### Goal of the exercise
Without the pictures, can you quote each line below exactly?

### Data shown

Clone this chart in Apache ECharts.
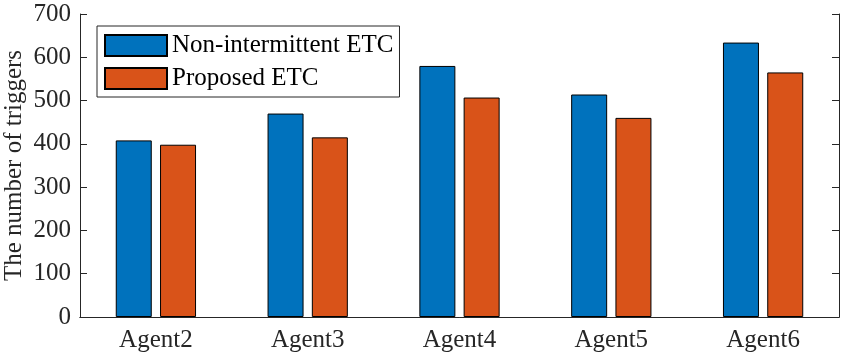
<!DOCTYPE html>
<html>
<head>
<meta charset="utf-8">
<script src="https://cdn.jsdelivr.net/npm/echarts@6/dist/echarts.min.js"></script>
<style>
  html, body { margin: 0; padding: 0; background: #fff; }
  #chart { width: 856px; height: 354px; }
</style>
</head>
<body>
<div id="chart"></div>
<script>
// categories and values
const agents = ['Agent2', 'Agent3', 'Agent4', 'Agent5', 'Agent6'];
const nonIntermittent = [408, 470, 580, 514, 634];
const proposed = [398, 415, 507, 460, 565];
const yTicks = [0, 100, 200, 300, 400, 500, 600, 700];

const font = '"Liberation Serif", "Times New Roman", serif';
const ink = '#262626';
const fs = 25;

const chart = echarts.init(document.getElementById('chart'));

const lineStyle = { color: ink, width: 1 };

chart.setOption({
  animation: false,
  textStyle: { fontFamily: font },
  grid: { left: 80, right: 17, top: 14, bottom: 37, outerBoundsMode: 'none' },
  legend: {
    orient: 'vertical',
    left: 97,
    top: 26,
    padding: [7, 6, 6, 7],
    borderColor: ink,
    borderWidth: 1,
    icon: 'rect',
    itemWidth: 62,
    itemHeight: 21,
    itemGap: 8,
    textStyle: { fontFamily: font, fontSize: fs, color: '#000', lineHeight: 21 },
    data: ['Non-intermittent ETC', 'Proposed ETC']
  },
  xAxis: [
    {
      type: 'category',
      data: agents,
      axisLine: { lineStyle },
      axisTick: { inside: true, length: 7, alignWithLabel: true, lineStyle },
      axisLabel: { fontFamily: font, fontSize: fs, color: ink, margin: 11 }
    },
    {
      type: 'category',
      data: agents,
      position: 'top',
      axisLine: { lineStyle },
      axisTick: { inside: true, length: 7, alignWithLabel: true, lineStyle },
      axisLabel: { show: false }
    }
  ],
  yAxis: [
    {
      type: 'value',
      min: yTicks[0],
      max: yTicks[yTicks.length - 1],
      interval: 100,
      name: 'The number of triggers',
      nameLocation: 'middle',
      nameGap: 53,
      nameMoveOverlap: false,
      nameTextStyle: { fontFamily: font, fontSize: fs, color: ink },
      axisLine: { show: true, lineStyle },
      axisTick: { show: true, inside: true, length: 7, lineStyle },
      axisLabel: { fontFamily: font, fontSize: fs, color: ink, margin: 9 },
      splitLine: { show: false }
    },
    {
      type: 'value',
      min: yTicks[0],
      max: yTicks[yTicks.length - 1],
      interval: 100,
      position: 'right',
      axisLine: { show: true, lineStyle },
      axisTick: { show: true, inside: true, length: 7, lineStyle },
      axisLabel: { show: false },
      splitLine: { show: false }
    }
  ],
  series: [
    {
      name: 'Non-intermittent ETC',
      type: 'bar',
      data: nonIntermittent,
      barWidth: 36,
      barGap: '23%',
      itemStyle: { color: '#0072BD', borderColor: '#000', borderWidth: 1 }
    },
    {
      name: 'Proposed ETC',
      type: 'bar',
      data: proposed,
      barWidth: 36,
      barGap: '23%',
      itemStyle: { color: '#D95319', borderColor: '#000', borderWidth: 1 }
    }
  ]
});
</script>
</body>
</html>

### Solution for this exercise
Clone this chart in Apache ECharts.
<!DOCTYPE html>
<html>
<head>
<meta charset="utf-8">
<script src="https://cdn.jsdelivr.net/npm/echarts@6/dist/echarts.min.js"></script>
<style>
  html, body { margin: 0; padding: 0; background: #fff; }
  #chart { width: 856px; height: 354px; }
</style>
</head>
<body>
<div id="chart"></div>
<script>
// categories and values
const agents = ['Agent2', 'Agent3', 'Agent4', 'Agent5', 'Agent6'];
const nonIntermittent = [408, 470, 580, 514, 634];
const proposed = [398, 415, 507, 460, 565];
const yTicks = [0, 100, 200, 300, 400, 500, 600, 700];

const font = '"Liberation Serif", "Times New Roman", serif';
const ink = '#262626';
const fs = 25;

const chart = echarts.init(document.getElementById('chart'));

const lineStyle = { color: ink, width: 1 };

chart.setOption({
  animation: false,
  textStyle: { fontFamily: font },
  grid: { left: 80, right: 17, top: 14, bottom: 37, outerBoundsMode: 'none' },
  legend: {
    orient: 'vertical',
    left: 97,
    top: 26,
    padding: [7, 6, 6, 7],
    borderColor: ink,
    borderWidth: 1,
    icon: 'rect',
    itemWidth: 62,
    itemHeight: 21,
    itemGap: 8,
    textStyle: { fontFamily: font, fontSize: fs, color: '#000', lineHeight: 21 },
    data: ['Non-intermittent ETC', 'Proposed ETC']
  },
  xAxis: [
    {
      type: 'category',
      data: agents,
      axisLine: { lineStyle },
      axisTick: { inside: true, length: 7, alignWithLabel: true, lineStyle },
      axisLabel: { fontFamily: font, fontSize: fs, color: ink, margin: 11 }
    },
    {
      type: 'category',
      data: agents,
      position: 'top',
      axisLine: { lineStyle },
      axisTick: { inside: true, length: 7, alignWithLabel: true, lineStyle },
      axisLabel: { show: false }
    }
  ],
  yAxis: [
    {
      type: 'value',
      min: yTicks[0],
      max: yTicks[yTicks.length - 1],
      interval: 100,
      name: 'The number of triggers',
      nameLocation: 'middle',
      nameGap: 53,
      nameMoveOverlap: false,
      nameTextStyle: { fontFamily: font, fontSize: fs, color: ink },
      axisLine: { show: true, lineStyle },
      axisTick: { show: true, inside: true, length: 7, lineStyle },
      axisLabel: { fontFamily: font, fontSize: fs, color: ink, margin: 9 },
      splitLine: { show: false }
    },
    {
      type: 'value',
      min: yTicks[0],
      max: yTicks[yTicks.length - 1],
      interval: 100,
      position: 'right',
      axisLine: { show: true, lineStyle },
      axisTick: { show: true, inside: true, length: 7, lineStyle },
      axisLabel: { show: false },
      splitLine: { show: false }
    }
  ],
  series: [
    {
      name: 'Non-intermittent ETC',
      type: 'bar',
      data: nonIntermittent,
      barWidth: 36,
      barGap: '23%',
      itemStyle: { color: '#0072BD', borderColor: '#000', borderWidth: 1 }
    },
    {
      name: 'Proposed ETC',
      type: 'bar',
      data: proposed,
      barWidth: 36,
      barGap: '23%',
      itemStyle: { color: '#D95319', borderColor: '#000', borderWidth: 1 }
    }
  ]
});
</script>
</body>
</html>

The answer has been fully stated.